Saturday 21 November 2009

Focus 1 - November 2009

Last week our London branch of the field study took us back down to the Embankment to look at and record waterfront landscapes.

We headed off first to Vauxhall Pleasure Gardens or Spring Gardens, which hold quite an interesting history. The gardens opened in 1661, and were most popular during the early 1800's, with various entertainment activities including faires, hot air balloon ascents, fountains and fireworks. I found it to be quite a bland space, surrounded by housing and with the Vauxhall City Farm on one end. It didn't feel unsafe since there wasn't very much inthe way of shrub planting or hiding space but there was something about the absence of people during the day that made me think I would rather take a detour than walk through there at night. Either way it seemed well maintained and clean.

The City Farm is a great example of a community taking ownership of their environments to create a facility for their pleasure and purpose. The squatters on thsi site in the 70's grew their own vegetables and looked after livestock.

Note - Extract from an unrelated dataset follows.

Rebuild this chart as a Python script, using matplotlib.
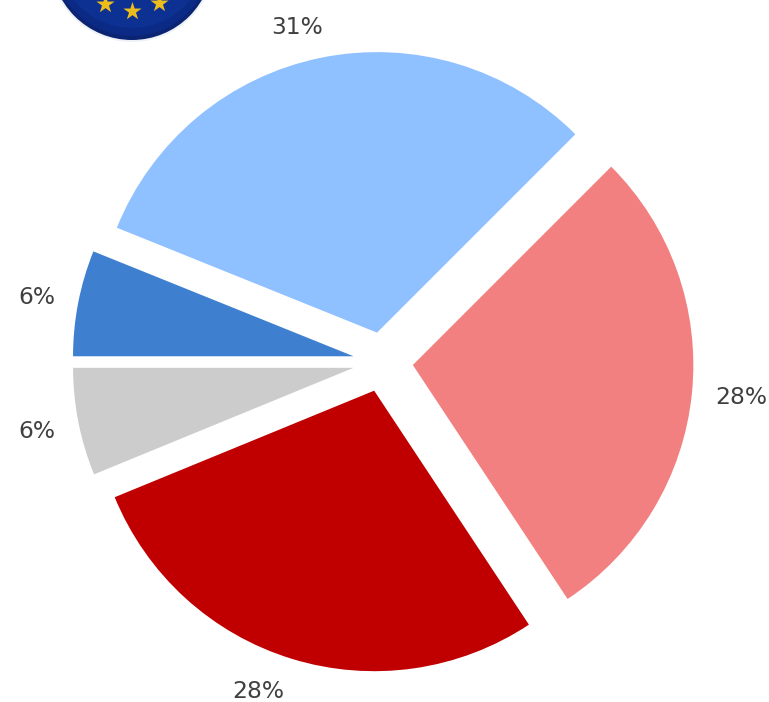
"""Pie of five shares with the EU badge cut off at the top edge."""
import matplotlib
matplotlib.use("Agg")
import matplotlib.pyplot as plt
from matplotlib.patches import Circle

# percent shares, clockwise from 9 o'clock
values = [6.1, 31.4, 28.2, 28.1, 6.2]
colors = ["#3f7fcf", "#8fc0ff", "#f28080", "#c00000", "#cccccc"]

W, H = 769, 702
RADIUS = 280.5
CENTER = (383, H - 362)
EXPLODE = 30  # pie takes this in data units, which are pixels here

# label centres, px from top left; the original does not keep them on the mid-angle
label_px = [(37, 298), (297, 27), (741, 397), (258, 692), (37, 431)]

star_x = [105, 132, 159]
star_y = [4, 10.5, 3]


def draw_badge(ax):
    # rough badge: rings for the rim, then the stars
    cx, cy = 132, H + 41
    rings = [(0, 83, "#eef1f6"), (0, 81, "#0a2372"), (2, 79, "#0b2a85"), (5, 74, "#0c3193")]
    for dy, r, c in rings:
        ax.add_patch(Circle((cx, cy + dy), r, color=c, lw=0, zorder=1))
    ax.scatter(star_x, [H - y for y in star_y], marker="*", s=190,
               color="#ecbd1c", lw=0, zorder=2, clip_on=True)


def main():
    fig = plt.figure(figsize=(W / 100, H / 100), dpi=100)
    ax = fig.add_axes([0, 0, 1, 1])
    _, _, pcts = ax.pie(values, colors=colors, startangle=180, counterclock=False,
                        radius=RADIUS, center=CENTER,
                        explode=[EXPLODE] * len(values), autopct="%.0f%%",
                        textprops=dict(fontsize=16.8, color="#404040"))
    for t, (px, py) in zip(pcts, label_px):
        t.set_position((px, H - py))
    draw_badge(ax)
    ax.set_xlim(0, W)
    ax.set_ylim(0, H)
    ax.set_aspect("equal")
    ax.axis("off")
    fig.savefig("out.png", dpi=100)


if __name__ == "__main__":
    main()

Our next stop was Harleyford Road Community Garden which links to Bonnington Square Gardens, both for me such inspirational community spaces. The central square of Bonnington Gardens was going to be turned into a car scrap yard after the war, and the local residents, a mix of squatters, home owners and tenants, joined forces to oppose the council's scrap yard decision and proposed a community garden. From its conception it was so successful, people living around the square started planting window boxes and greening the streets, creating bespoke street planters. Today it is a garden of Eden.....I was completely blown away at how beautiful it is.....the atmosphere is amazing, even in the last few days of autumn, the street is awash with leafyness. Brilliant precedent for greening streets, for the local community by the local community. A guy called Drake, local resident and landscape architect gave us an overview of the area, and what they had to deal with over the years with the council etc......the website is worth looking at too with some interesting stuff in the byelaws.

Finally we took the Tate to Tate boat which gave me time to take in the tight birch planting around the Tate Modern, a project of Vogt Landscape Architects who I worked for in the summer.








+ Vauxhall Pleasure Gardens (Spring Gardens)
+Vauxhall City Farm
+ Gross Max
+ Bonnington Square Gardens
+ Harleyford Road Community Garden
+ Vogt Landscape Architects

Sunday 15 November 2009

Dig for Victory

This year's module of Management Plan and Extended essay have had me doing much research for each, and a few topics here and there form parallels and inform both of these documents. One of which is the Dig for Victory Campaign from the 40's. Second World War and it's effects on food securities saw the Ministry of Agriculture's 'survival' campaign to get people growing. Private and public spaces were transformed in an urban growing initiative consisting of mini allotments.

A photo that has surfaced on a few occasions in a couple of books is this below of farming in Kensington Gardens: http://cwr.iwm.org.uk/upload/img_100/D_008334_Dig_for_victory_in_Kensington_Gardens.jpg


The postal propaganda is brilliant...of all easily searchable images, the graphic design is so subtle but so in-yer-face with a massive message. People were very encouraged and in the article on 'Home Sweet Home', by 1943 over a million tons of vegetables were grown in gardens and allotments. Modern day propaganda and graphics still use similar formats.

In 2004 I went to the Stay Gold Gallery in Brooklyn, right in the eve of the Republican Convention and New York's streets were transformed with anti-Republican poster campagin by various well respected and outspoken artists.
Both the types of graphics and the messages behind them, from today's 40's inspired and the original campaigns, have parallels with these particular years' themes of troubled times. While the messages from the Second World War era, minus internet and fountains of information sources as we have today, reached so many people, our population numbers now (as well as so many other factors) have meant that these messages don't neccessarily get it accross to the responsive audience they require to make changes happen. The naked cowboy is in there because he too, has a message.
A couple personal favourites with witty and inspirational stuff are Shepard Faiery and futura 2000. Good websites which keep you for at least a half hour.